We take daily life for granted. There is no other way to live---but it can all be swept away in a flash in any number of ways, from an earthquake or a flood to man-made catastrophes. I live on the Upper Upper West Side in Manhattan. The #1 subway line, which runs along Broadway, surfaces at 122 street, and the 125th street station is an elevated stop, the only one left in Manhattan. The line then descends back to a subway right after the station. Most people don’t know that the reason for this lone elevated stop is a fault line, right there, and the subway tunnel couldn’t be built through those unstable plates. The last significant earthquake in Manhattan was in 1884, a 5.2 magnitude event felt from Virginia to Maine. It’s not likely that there would be a significant quake in Gotham, but the fault is there, so it's not impossible. Do we have a plan if that happened?

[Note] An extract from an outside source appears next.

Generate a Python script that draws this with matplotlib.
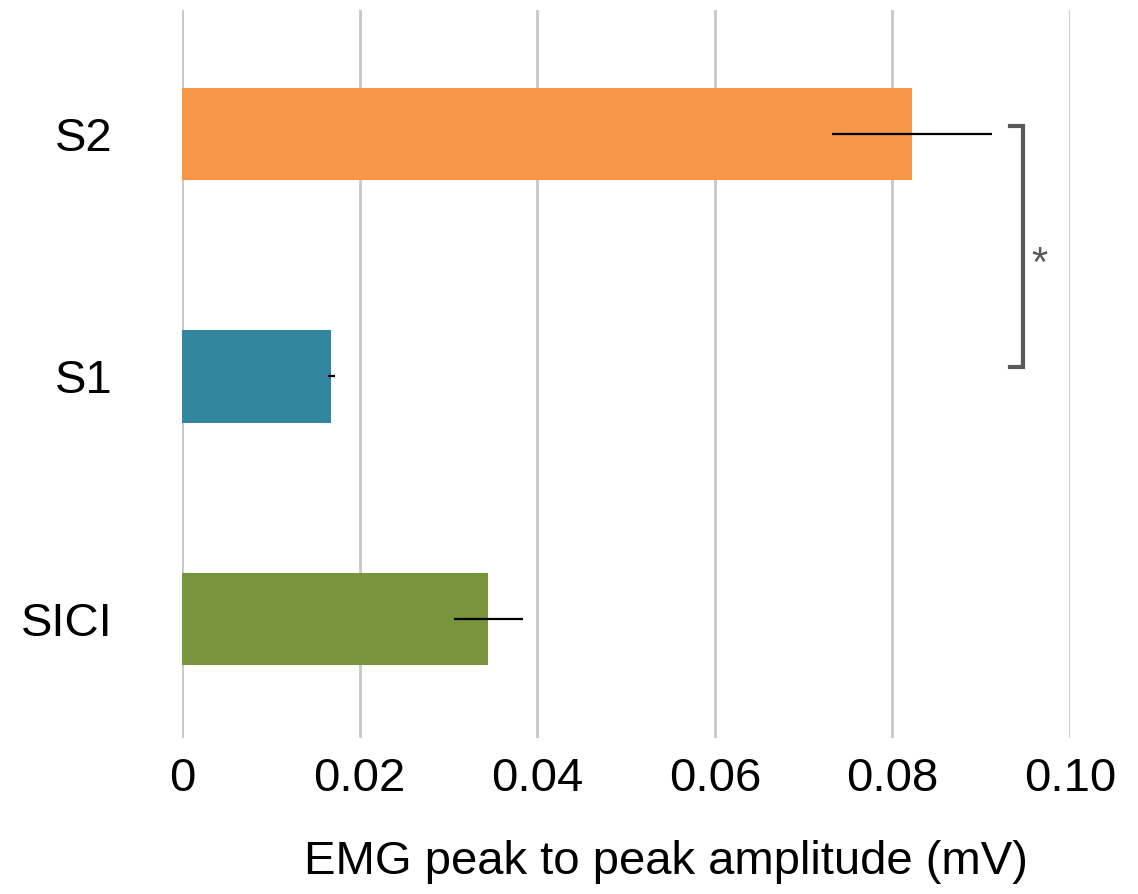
import numpy as np
import matplotlib
matplotlib.use('Agg')
from matplotlib import pyplot as plt

plt.rcParams['font.family'] = ['Liberation Sans', 'DejaVu Sans']

# data (bottom to top)
categories = ['SICI', 'S1', 'S2']
means = [0.0345, 0.0168, 0.0822]
errors = [0.0039, 0.0004, 0.0090]
colors = ['#77933C', '#31859C', '#F79646']

fig = plt.figure(figsize=(11.38, 8.94), dpi=100, facecolor='w')
ax = fig.add_axes([0.16, 0.1745, 0.9403 - 0.16, 0.9888 - 0.1745])

y = np.arange(len(categories))
ax.barh(y, means, height=0.38, color=colors, zorder=2)
ax.errorbar(means, y, xerr=errors, fmt='none', ecolor='black',
            elinewidth=1.6, capsize=0, zorder=3)

ax.set_xlim(0, 0.10)
ax.set_ylim(-0.49, 2.51)
ax.set_xticks(np.arange(0, 0.101, 0.02))
ax.set_xticklabels(['0', '0.02', '0.04', '0.06', '0.08', '0.10'])
ax.set_yticks(y)
ax.set_yticklabels(categories)
ax.tick_params(axis='both', length=0, labelsize=34)
ax.tick_params(axis='x', pad=14)
ax.tick_params(axis='y', pad=50)
ax.grid(axis='x', color='#C8C8C8', linewidth=2, zorder=0)
ax.set_axisbelow(True)
for s in ax.spines.values():
    s.set_visible(False)

# significance bracket between S2 and S1
bx, bt = 0.0947, 0.0932
ax.plot([bt, bx, bx, bt], [2.03, 2.03, 1.04, 1.04], color='#595959',
        linewidth=3, clip_on=False, solid_joinstyle='miter', zorder=4)
ax.text(0.0966, 1.46, '*', color='#595959', fontsize=30, ha='center',
        va='center', clip_on=False)

fig.text(666 / 1138, 1 - 862 / 894, 'EMG peak to peak amplitude (mV)',
         fontsize=34, ha='center', va='center')

plt.savefig('out.png', dpi=100)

The horror of Haiti now is that help itself is crippled. The world is trying to send food, water, doctors, and supplies, but the devastation is so complete the airports aren’t functioning and there isn’t enough power being generated.
Andrew Sullivan as usual has excellent, informative posts, and filmmaker Paul Haggis talks about Artist for Peace and Justice, an organization he founded a year ago to help funnel aid to the poorest Haitian communities and in support of Father Rick Frechette, who’s been working in Haiti for 22 years now in the slums of Port-au-Prince.